Fannie Mae Hits 10-Year Low on Accounting Questions
Fannie Mae shares plunged 10 percent to their lowest in more than a decade on Friday after the company on a conference call failed to calm investors concerned about loss accounting.
Fannie Mae , the largest provider of funding for U.S. residential mortgages, last week attributed $670 million in credit loss reserves to charge-offs taken as it purchased troubled loans out of mortgage bond trusts. Queries over the ''cure rate'' on the loans from analysts resulted in frustration despite Fannie Mae's assurances it was following accounting rules and that the losses were unrealized.
"It's very nice for the folks at Fannie to clarify what their cash exposure is, but it still doesn't make me feel that good about credit," said Christopher Whalen, managing director of Institutional Risk Analytics, which advises companies on risk management. "Investors are trying to understand what the exposure is in this marketplace right now."
Fannie Mae shares have slumped since last week after it said the credit crisis had sapped values of mortgages it owns, widening its net loss for the period. The loss, which surprised some investors, fueled speculation the government-sponsored enterprise known for financing mostly "prime" loans is more exposed to risky mortgages than originally thought.
The cure rate, or the rate at which delinquent loans bought from trusts become current, has declined and may fall more, Fannie Mae said in a filing last week.
Many of the loans bought out of trusts never go into foreclosure and are often cured at no expense, Chief Financial Officer Stephen Swad said on the hastily arranged analyst call to address "technical accounting questions."
The accounting "has the effect of pulling forward losses well before they are realized," Swad said. "Some loans we have seen cured at no expense."
Under U.S. accounting rules, Fannie Mae must record the "fair value" of the loans, or the price the assets could get in a market transaction. The mortgages were hit especially hard last quarter, but executives stressed loans repurchased are modified, cured, or foreclosed instead of sold.
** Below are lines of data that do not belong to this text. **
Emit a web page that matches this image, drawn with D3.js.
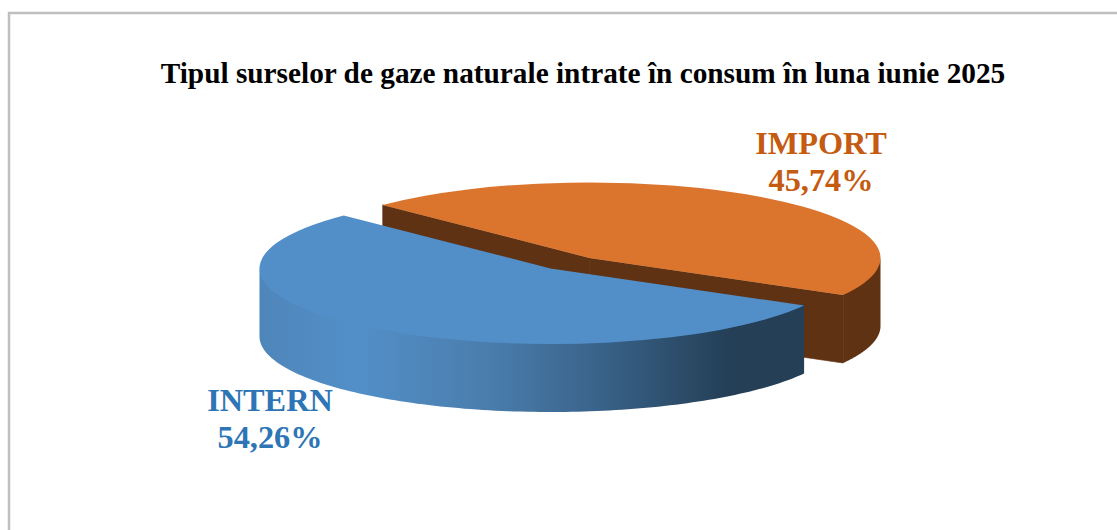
<!DOCTYPE html>
<html>
<head>
<meta charset="utf-8">
<title>Tipul surselor de gaze naturale</title>
<script src="https://cdn.jsdelivr.net/npm/d3@7"></script>
<style>
  html, body { margin: 0; padding: 0; background: #fff; overflow: hidden; }
  text { font-family: "Liberation Serif", serif; font-weight: bold; }
</style>
</head>
<body>
<div id="chart"></div>
<script>
const chartTitle = 'Tipul surselor de gaze naturale intrate în consum în luna iunie 2025';
const categories = ['IMPORT', 'INTERN'];
const shares = [45.74, 54.26];

const width = 1117;
const height = 530;
const radiusX = 291;
const radiusY = 75.5;
const depth = 68;
const firstAngle = -45.3 * Math.PI / 180;

// each slice has its own centre because the pie is exploded
const centers = [{ x: 589.5, y: 258 }, { x: 550.5, y: 268.5 }];
const topColors = ['#db742d', '#528fc8'];
const wallColor = '#5f3213';
const labelColors = ['#c55a11', '#2e75b6'];
const labelPos = [{ x: 821, y: 154 }, { x: 270, y: 411 }];

const percent = d3.formatLocale({ decimal: ',', thousands: '.', grouping: [3], currency: ['', ''] }).format('.2f');

const svg = d3.select('#chart')
  .append('svg')
  .attr('width', width)
  .attr('height', height);

// Wall shading runs left to right
const gradient = svg.append('defs')
  .append('linearGradient')
  .attr('id', 'wall-blue')
  .attr('gradientUnits', 'userSpaceOnUse')
  .attr('x1', 260)
  .attr('x2', 806)
  .attr('y1', 0)
  .attr('y2', 0);

[[0, '#4f86ba'], [0.18, '#528fc8'], [0.42, '#4a7dac'], [0.62, '#39638a'], [0.86, '#243f56'], [1, '#243f56']]
  .forEach(s => gradient.append('stop').attr('offset', s[0]).attr('stop-color', s[1]));

// Chart frame, cropped by the window on the right and bottom
svg.append('rect')
  .attr('x', 9)
  .attr('y', 13)
  .attr('width', width + 20)
  .attr('height', height + 20)
  .attr('fill', 'none')
  .attr('stroke', '#bfbfbf')
  .attr('stroke-width', 2.5);

svg.append('text')
  .attr('x', 583)
  .attr('y', 83)
  .attr('text-anchor', 'middle')
  .attr('font-size', 29.3)
  .attr('fill', '#000')
  .text(chartTitle);

const slices = d3.pie()
  .sort(null)
  .startAngle(firstAngle)
  .endAngle(firstAngle + 2 * Math.PI)(shares);

const rimX = (c, a) => c.x + radiusX * Math.sin(a);
const rimY = (c, a) => c.y - radiusY * Math.cos(a);

// Outer wall between two angles, on the front half of the ellipse.
// Starts a little above the rim so no light seam shows under the top face.
function drawWall(c, a0, a1, fill) {
  const wall = d3.area()
    .x(a => rimX(c, a))
    .y0(a => rimY(c, a) - 2)
    .y1(a => rimY(c, a) + depth);
  svg.append('path')
    .attr('d', wall(d3.range(0, 121).map(i => a0 + (a1 - a0) * i / 120)))
    .attr('fill', fill);
}

// Flat face cut from the centre out to the rim
function drawCut(c, a, fill) {
  const cut = d3.line();
  const rx = rimX(c, a);
  const ry = rimY(c, a);
  svg.append('path')
    .attr('d', cut([[c.x, c.y], [rx, ry], [rx, ry + depth], [c.x, c.y + depth]]) + 'Z')
    .attr('fill', fill)
    .attr('stroke', fill)
    .attr('stroke-width', 0.6);
}

function drawTop(c, slice, fill) {
  const arc = d3.arc().innerRadius(0).outerRadius(radiusX);
  svg.append('path')
    .attr('transform', `translate(${c.x},${c.y}) scale(1,${radiusY / radiusX})`)
    .attr('d', arc(slice))
    .attr('fill', fill);
}

// Back slice first, so the front slice covers its walls
const importSlice = slices[0];
const internSlice = slices[1];

drawCut(centers[0], importSlice.startAngle, wallColor);
drawCut(centers[0], importSlice.endAngle, wallColor);
drawWall(centers[0], Math.PI / 2, importSlice.endAngle, wallColor);
drawTop(centers[0], importSlice, topColors[0]);

drawWall(centers[1], internSlice.startAngle, 1.5 * Math.PI, 'url(#wall-blue)');
drawTop(centers[1], internSlice, topColors[1]);

// Data labels
categories.forEach((name, i) => {
  const label = svg.append('text')
    .attr('text-anchor', 'middle')
    .attr('font-size', 32.3)
    .attr('fill', labelColors[i]);
  label.append('tspan').attr('x', labelPos[i].x).attr('y', labelPos[i].y).text(name);
  label.append('tspan').attr('x', labelPos[i].x).attr('y', labelPos[i].y + 37).text(percent(shares[i]) + '%');
});
</script>
</body>
</html>
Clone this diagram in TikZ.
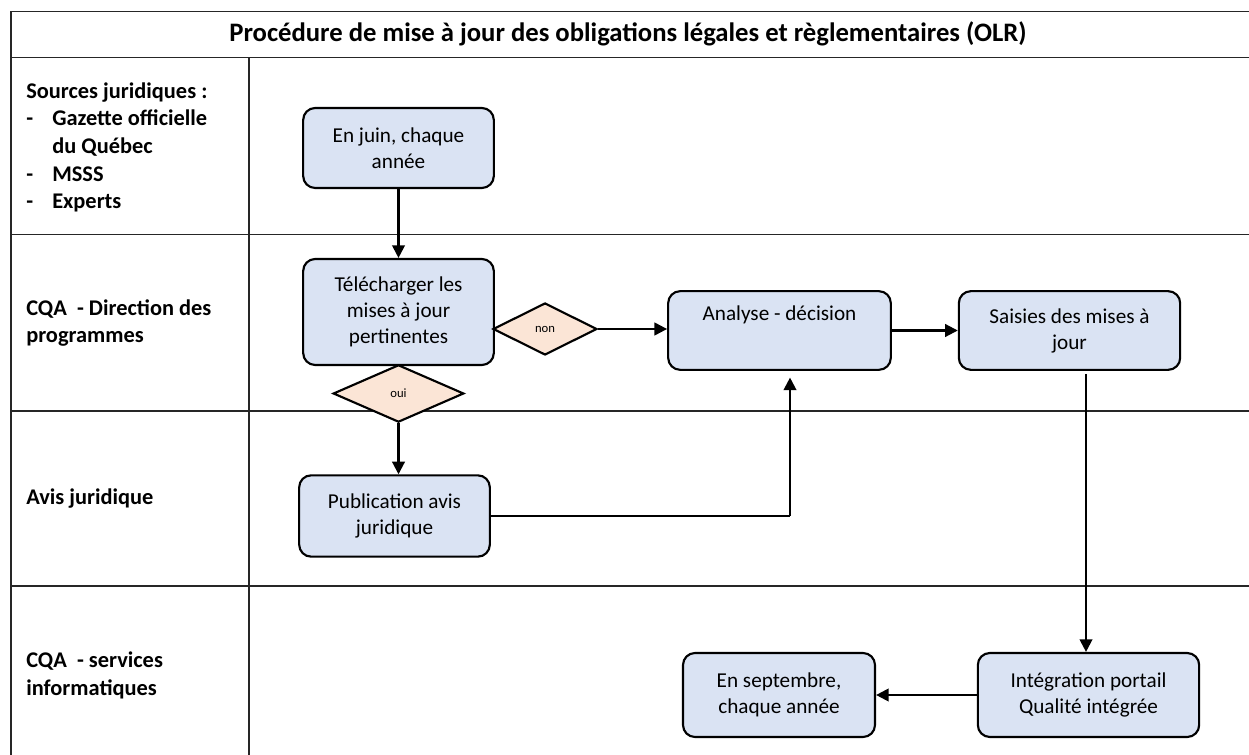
\documentclass[tikz,border=0pt]{standalone}
\usepackage{fontspec}
\setmainfont{Carlito}
\usetikzlibrary{shapes.geometric,arrows.meta}
\definecolor{boxblue}{HTML}{DAE3F3}
\definecolor{diafill}{HTML}{FBE5D6}
\definecolor{gridline}{HTML}{262626}
\begin{document}
\begin{tikzpicture}[x=0.75pt,y=-0.75pt,
  grid/.style={draw=gridline, line width=1.2pt},
  stepbox/.style={draw=black, line width=1.6pt, rounded corners=9pt, fill=boxblue,
    align=center, inner sep=2pt, font=\fontsize{15.9}{19.5}\selectfont},
  choice/.style={draw=black, line width=1.6pt, fill=diafill, diamond, inner sep=0pt,
    font=\fontsize{9.5}{11}\selectfont},
  lane/.style={align=left, anchor=base west, inner sep=0pt, font=\bfseries\fontsize{16.8}{20.8}\selectfont},
  flow/.style={draw=black, line width=1.6pt, -{Triangle[length=9.5pt,width=9.5pt]}},
]
\useasboundingbox (0,0) rectangle (1249,755);
% table grid
\draw[grid] (1249,11.5) -- (11,11.5) -- (11,755);
\draw[grid] (11,57.5) -- (1249,57.5);
\draw[grid] (11,234.5) -- (1249,234.5);
\draw[grid] (11,411) -- (1249,411);
\draw[grid] (11,586) -- (1249,586);
\draw[grid] (249,57.5) -- (249,755);
% title
\node[font=\bfseries\fontsize{20}{24}\selectfont] (title) at (628,34) {Procédure de mise à jour des obligations légales et règlementaires (OLR)};
% lane labels (anchored at the baseline of their last line)
\node[lane] (lsrc) at (26,209) {Sources juridiques :\\
\makebox[19.5pt][l]{-}Gazette officielle\\
\hspace*{19.5pt}du Québec\\
\makebox[19.5pt][l]{-}MSSS\\
\makebox[19.5pt][l]{-}Experts};
\node[lane] (ldir) at (26,343) {CQA\ \ - Direction des\\programmes};
\node[lane] (lavis) at (26,504) {Avis juridique};
\node[lane] (linfo) at (26,695) {CQA\ \ - services\\informatiques};
% steps
\node[stepbox, minimum width=143pt, minimum height=60pt] (juin) at (398.5,148) {En juin, chaque\\année};
\node[stepbox, minimum width=143pt, minimum height=79.5pt] (tele) at (398.5,312) {Télécharger les\\mises à jour\\pertinentes};
\node[choice, minimum width=78pt, minimum height=39pt] (non) at (545,329) {non};
\node[choice, minimum width=98pt, minimum height=43pt] (oui) at (398.5,393.5) {oui};
\node[stepbox, minimum width=167pt, minimum height=59pt] (ana) at (779.5,330.5) {Analyse - décision\\\strut};
\node[stepbox, minimum width=166pt, minimum height=59pt] (sais) at (1069.5,330.5) {Saisies des mises à\\jour};
\node[stepbox, minimum width=143pt, minimum height=61pt] (pub) at (394.5,516) {Publication avis\\juridique};
\node[stepbox, minimum width=166pt, minimum height=63pt] (integ) at (1088.5,695) {Intégration portail\\Qualité intégrée};
\node[stepbox, minimum width=144pt, minimum height=63pt] (sept) at (779,695) {En septembre,\\chaque année};
% connectors
\draw[flow] (juin.south) -- (tele.north);
\draw[flow] (non.east) -- (ana.west |- non.east);
\draw[flow] (oui.south) -- (oui.south |- pub.north);
\coordinate (bend) at (790,516);
\draw[draw=black, line width=0.8pt] (pub.east |- bend) -- (bend);
\draw[flow, shorten >=5pt] (bend) -- (bend |- ana.south);
\draw[flow] (ana.east |- sais.west) -- (sais.west);
\coordinate (sdrop) at (1086,374);
\draw[flow] (sdrop) -- (sdrop |- integ.north);
\draw[flow] (integ.west) -- (sept.east);
\end{tikzpicture}
\end{document}
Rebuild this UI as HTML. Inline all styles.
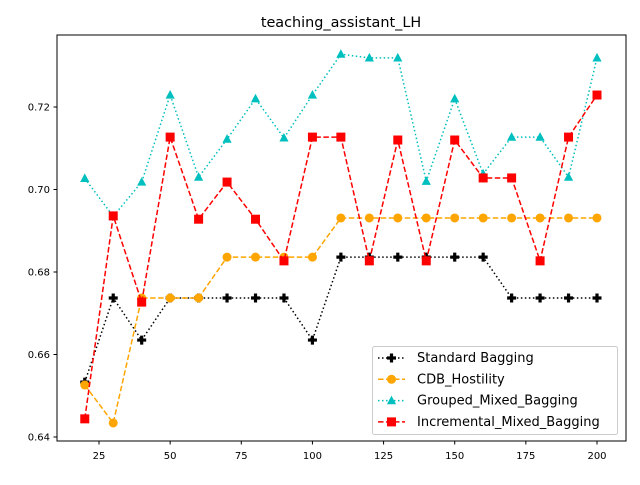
<!DOCTYPE html>
<html><head><meta charset="utf-8"><style>
body{margin:0;background:#fff}
svg text{font-family:"DejaVu Sans","Liberation Sans",sans-serif}
</style></head><body>
<svg id="c" width="640" height="480" xmlns="http://www.w3.org/2000/svg">
<rect width="640" height="480" fill="#fff"/>
<text x="341" y="27" font-size="14.4" text-anchor="middle">teaching_assistant_LH</text>
<g id="grid"></g>
<g id="series"></g>
<rect x="57" y="35" width="569" height="406" fill="none" stroke="#000" stroke-width="1"/>
<g id="legend"></g>
</svg>
<script>
const xs=[20,30,40,50,60,70,80,90,100,110,120,130,140,150,160,170,180,190,200];
const standardBagging=[0.6533,0.6737,0.6635,0.6737,0.6737,0.6737,0.6737,0.6737,0.6635,0.6836,0.6836,0.6836,0.6836,0.6836,0.6836,0.6737,0.6737,0.6737,0.6737];
const cdbHostility=[0.6526,0.6434,0.6737,0.6737,0.6737,0.6836,0.6836,0.6836,0.6836,0.6931,0.6931,0.6931,0.6931,0.6931,0.6931,0.6931,0.6931,0.6931,0.6931];
const groupedMixed=[0.7027,0.6935,0.7018,0.7229,0.7030,0.7122,0.7220,0.7125,0.7229,0.7328,0.7319,0.7319,0.7020,0.7220,0.7038,0.7127,0.7127,0.7030,0.7319];
const incrementalMixed=[0.6444,0.6936,0.6727,0.7127,0.6928,0.7018,0.6928,0.6827,0.7127,0.7127,0.6827,0.7120,0.6827,0.7120,0.7028,0.7028,0.6827,0.7127,0.7229];
const xTicks=[25,50,75,100,125,150,175,200];
const yTicks=[0.64,0.66,0.68,0.70,0.72];
const names=["Standard Bagging","CDB_Hostility","Grouped_Mixed_Bagging","Incremental_Mixed_Bagging"];

const NS="http://www.w3.org/2000/svg";
function X(v){return 99+(v-25)*(597-99)/175;}
function Y(v){return 437-(v-0.64)*4125;}
function mk(t,a,p){const e=document.createElementNS(NS,t);for(const k in a)e.setAttribute(k,a[k]);p.appendChild(e);return e;}
const grid=document.getElementById('grid');
xTicks.forEach(t=>{
  const l=mk('line',{x1:X(t),x2:X(t),y1:441,y2:444.5,stroke:'#000'},grid);
  
  
  const tx=mk('text',{x:X(t),y:459,'font-size':10,'text-anchor':'middle'},grid);tx.textContent=t;
  
  
});
yTicks.forEach(t=>{
  const l=mk('line',{x1:53.5,x2:57,y1:Y(t),y2:Y(t),stroke:'#000'},grid);
  
  
  const tx=mk('text',{x:50,y:Y(t)+3.5,'font-size':10,'text-anchor':'end'},grid);tx.textContent=t.toFixed(2);
  
  
});
function marker(kind,x,y,col,p){
  if(kind==='plus'){return mk('path',{d:`M${x-1.6} ${y-4.5}h3.2v2.9h2.9v3.2h-2.9v2.9h-3.2v-2.9h-2.9v-3.2h2.9z`,fill:col},p);}
  if(kind==='circle'){return mk('circle',{cx:x,cy:y,r:4.5,fill:col},p);}
  if(kind==='tri'){return mk('path',{d:`M${x} ${y-5}L${x+4.6} ${y+3.6}L${x-4.6} ${y+3.6}Z`,fill:col},p);}
  return mk('rect',{x:x-4.5,y:y-4.5,width:9,height:9,fill:col},p);
}
const specs=[
 {d:standardBagging,c:'#000',dash:'1.5,2.5',m:'plus',n:'standard-bagging'},
 {d:cdbHostility,c:'#ffa500',dash:'5.5,2.5',m:'circle',n:'cdb-hostility'},
 {d:groupedMixed,c:'#00bfbf',dash:'1.5,2.5',m:'tri',n:'grouped-mixed-bagging'},
 {d:incrementalMixed,c:'#ff0000',dash:'5.5,2.5',m:'square',n:'incremental-mixed-bagging'}];
const sg=document.getElementById('series');
specs.forEach(s=>{
  const g=mk('g',{},sg);
  
  
  const pts=s.d.map((v,i)=>X(xs[i])+','+Y(v)).join(' ');
  const pl=mk('polyline',{points:pts,fill:'none',stroke:s.c,'stroke-width':1.5,'stroke-dasharray':s.dash},g);
  
  
  s.d.forEach((v,i)=>{
    const m=marker(s.m,X(xs[i]),Y(v),s.c,g);
    
    
  });
});
const lg=document.getElementById('legend');
mk('rect',{x:372.5,y:346.5,width:245,height:88,rx:2,fill:'#fff','fill-opacity':0.8,stroke:'#ccc'},lg);
specs.forEach((s,i)=>{
  const y=358+i*21.3;
  const g=mk('g',{},lg);
  
  
  mk('line',{x1:378,x2:405,y1:y,y2:y,stroke:s.c,'stroke-width':1.5,'stroke-dasharray':s.dash},g);
  marker(s.m,391.5,y,s.c,g);
  const t=mk('text',{x:417,y:y+4,'font-size':13},g);t.textContent=names[i];
});
</script>
</body></html>
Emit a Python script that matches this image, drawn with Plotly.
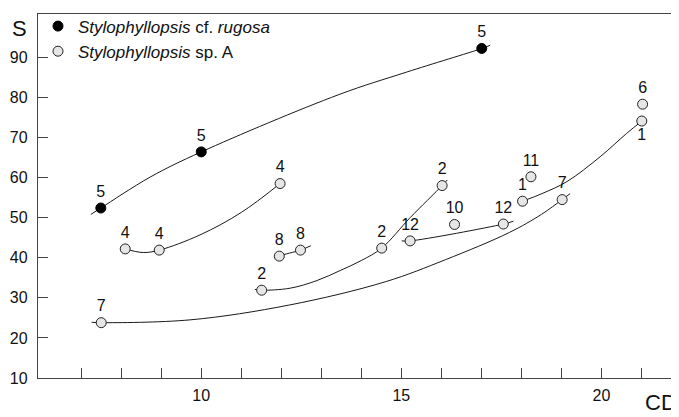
import plotly.graph_objects as go

# --- data ---
# Stylophyllopsis cf. rugosa (filled)
rugosa_cd = [7.49, 10.0, 17.01]
rugosa_s = [52.4, 66.4, 92.2]
rugosa_n = ["5", "5", "5"]

# Stylophyllopsis sp. A (open)
spA_cd = [8.10, 8.95, 11.97, 7.50, 19.02, 11.95, 12.48, 11.51, 14.51, 16.02,
          15.22, 16.33, 17.55, 18.03, 18.24, 21.01, 21.03]
spA_s = [42.2, 41.9, 58.5, 23.8, 54.5, 40.4, 41.9, 31.9, 42.4, 58.0,
         44.2, 48.3, 48.4, 54.1, 60.2, 74.1, 78.3]
spA_n = ["4", "4", "4", "7", "7", "8", "8", "2", "2", "2",
         "12", "10", "12", "1", "11", "1", "6"]
spA_pos = ["top center"] * 15 + ["bottom center", "top center"]

# growth curves
curve_rugosa_cd = [7.24, 7.49, 8.72, 10.0, 13.44, 15.13, 17.01, 17.22]
curve_rugosa_s = [50.8, 52.4, 60.1, 66.4, 80.7, 86.3, 92.2, 93.0]

curve4_cd = [8.10, 8.55, 8.95, 9.97, 11.0, 11.97]
curve4_s = [42.2, 41.3, 41.9, 45.7, 51.3, 58.5]

curve8_cd = [11.84, 11.95, 12.48, 12.74]
curve8_s = [39.7, 40.4, 41.9, 43.0]

curve2_cd = [11.34, 11.51, 12.22, 12.89, 13.47, 14.0, 14.51, 15.22, 16.02, 16.15]
curve2_s = [32.1, 31.9, 32.4, 34.3, 36.8, 39.3, 42.4, 50.0, 58.0, 59.4]

curve7_cd = [7.26, 7.50, 9.72, 12.2, 14.6, 16.1, 17.7, 18.5, 19.02, 19.22]
curve7_s = [23.9, 23.8, 24.5, 28.2, 34.0, 39.5, 46.3, 50.8, 54.5, 56.0]

curve12_cd = [15.01, 15.22, 17.55, 17.80]
curve12_s = [44.2, 44.2, 48.4, 49.1]

curve1_cd = [18.03, 18.54, 19.14, 19.97, 20.63, 21.01]
curve1_s = [54.1, 56.1, 59.0, 65.2, 71.0, 74.1]

x_ticks = list(range(7, 22))
x_ticktext = [str(v) if v % 5 == 0 else "" for v in x_ticks]
y_ticks = list(range(10, 100, 10))

FONT = "Arial, Liberation Sans, sans-serif"
LINE = "#1a1a1a"

fig = go.Figure()

curves = [
    (curve_rugosa_cd, curve_rugosa_s),
    (curve4_cd, curve4_s),
    (curve8_cd, curve8_s),
    (curve2_cd, curve2_s),
    (curve7_cd, curve7_s),
    (curve12_cd, curve12_s),
    (curve1_cd, curve1_s),
]
for cx, cy in curves:
    fig.add_trace(go.Scatter(
        x=cx, y=cy, mode="lines",
        line=dict(color=LINE, width=1, shape="spline", smoothing=1.0),
        showlegend=False, hoverinfo="skip",
    ))

fig.add_trace(go.Scatter(
    x=rugosa_cd, y=rugosa_s, mode="markers+text",
    text=rugosa_n, textposition="top center",
    textfont=dict(family=FONT, size=16, color="#111"),
    marker=dict(symbol="circle", size=10, color="#000",
                line=dict(color="#000", width=1)),
    name="<i>Stylophyllopsis</i> cf. <i>rugosa</i>",
))
fig.add_trace(go.Scatter(
    x=spA_cd, y=spA_s, mode="markers+text",
    text=spA_n, textposition=spA_pos,
    textfont=dict(family=FONT, size=16, color="#111"),
    marker=dict(symbol="circle", size=10, color="#e6e6e6",
                line=dict(color="#222", width=1)),
    name="<i>Stylophyllopsis</i> sp. A",
))

# the page body adds an 8px margin, so the figure is sized and offset for it
fig.update_layout(
    width=671, height=409, autosize=False,
    margin=dict(l=30, r=0, t=6, b=39),
    paper_bgcolor="white", plot_bgcolor="white",
    font=dict(family=FONT, size=15, color="#111"),
    showlegend=True,
    legend=dict(
        x=0.0, y=1.015, xanchor="left", yanchor="top",
        bgcolor="rgba(0,0,0,0)", borderwidth=0,
        font=dict(family=FONT, size=17, color="#111"),
        tracegroupgap=0, itemsizing="trace",
    ),
    xaxis=dict(
        range=[5.92, 21.94], showgrid=False, zeroline=False,
        showline=True, linecolor="#444", linewidth=1.3, mirror=True,
        ticks="inside", ticklen=10, tickwidth=1, tickcolor="#444",
        tickvals=x_ticks, ticktext=x_ticktext,
        tickfont=dict(family=FONT, size=16, color="#111"),
        ticklabelstandoff=3,
    ),
    yaxis=dict(
        range=[10, 100.8], showgrid=False, zeroline=False,
        showline=True, linecolor="#444", linewidth=1.3,
        ticks="inside", ticklen=10, tickwidth=1, tickcolor="#444",
        tickvals=y_ticks,
        tickfont=dict(family=FONT, size=16, color="#111"),
        ticklabelstandoff=6,
    ),
    annotations=[
        dict(text="S", xref="paper", yref="paper", x=-0.0296, y=0.959,
             xanchor="center", yanchor="middle", showarrow=False,
             font=dict(family=FONT, size=22, color="#111")),
        dict(text="CD", xref="paper", yref="paper", x=1.0, y=-0.068,
             xanchor="right", yanchor="middle", showarrow=False,
             font=dict(family=FONT, size=22, color="#111")),
    ],
)

fig.write_html("out.html")
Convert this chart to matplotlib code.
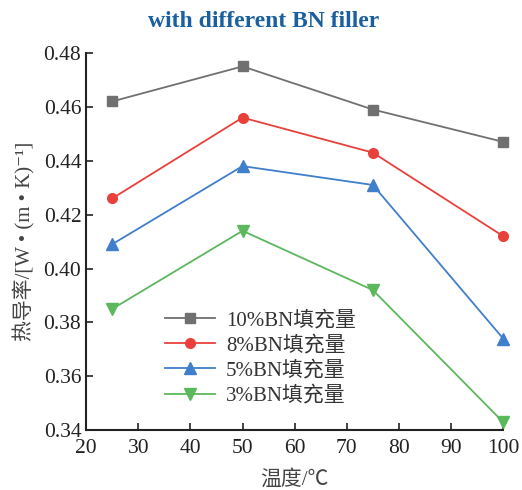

Requests for more details on the expected cure rate were not fulfilled, frustrating some analysts who chided executives for being unhelpful. Swad pledged to increase disclosures to help analysts understand the cure rate, possibly identifying the number of loans that are being repurchased.
With Friday's drop, the stock has lost more than 16 percent of its value this week. A Fortune magazine article posted online on Thursday called into question some recent accounting changes, leaving investors concerned about how the company was estimating potential losses on mortgages it owns.
Trading in Fannie Mae, Freddie Macand major lenders has reached "panic" proportions over whether the companies are viable, said David Dreman, chairman of Dreman Value Management and a major Fannie Mae shareholder. He likened the trading to the banking crisis of the early 1990s, though this time the institutions are better equipped to weather losses.
"They're not really write-offs as such," Dreman said. "They take back a loss, but they don't write it off because they often get a lot of recovery."
Fannie Mae shares recovered some losses by 1:05 p.m. in New York, when the stock was quoted down $2.05 to $40.99. Earlier the stock was at its lowest since April 1997.
Fannie Mae put options saw heavy trading as its shares fell. Traders rushed to buy soon-to-expire November puts, allowing investors to sell Fannie shares at $40 each on a volume twice the existing open interest.
It appears to be an "eleventh-hour bet that Fannie Mae shares will end the session at or below $39.55," said Rebecca Engmann Darst, equity options analyst at Interactive Brokers Group. November options go off the board after the close.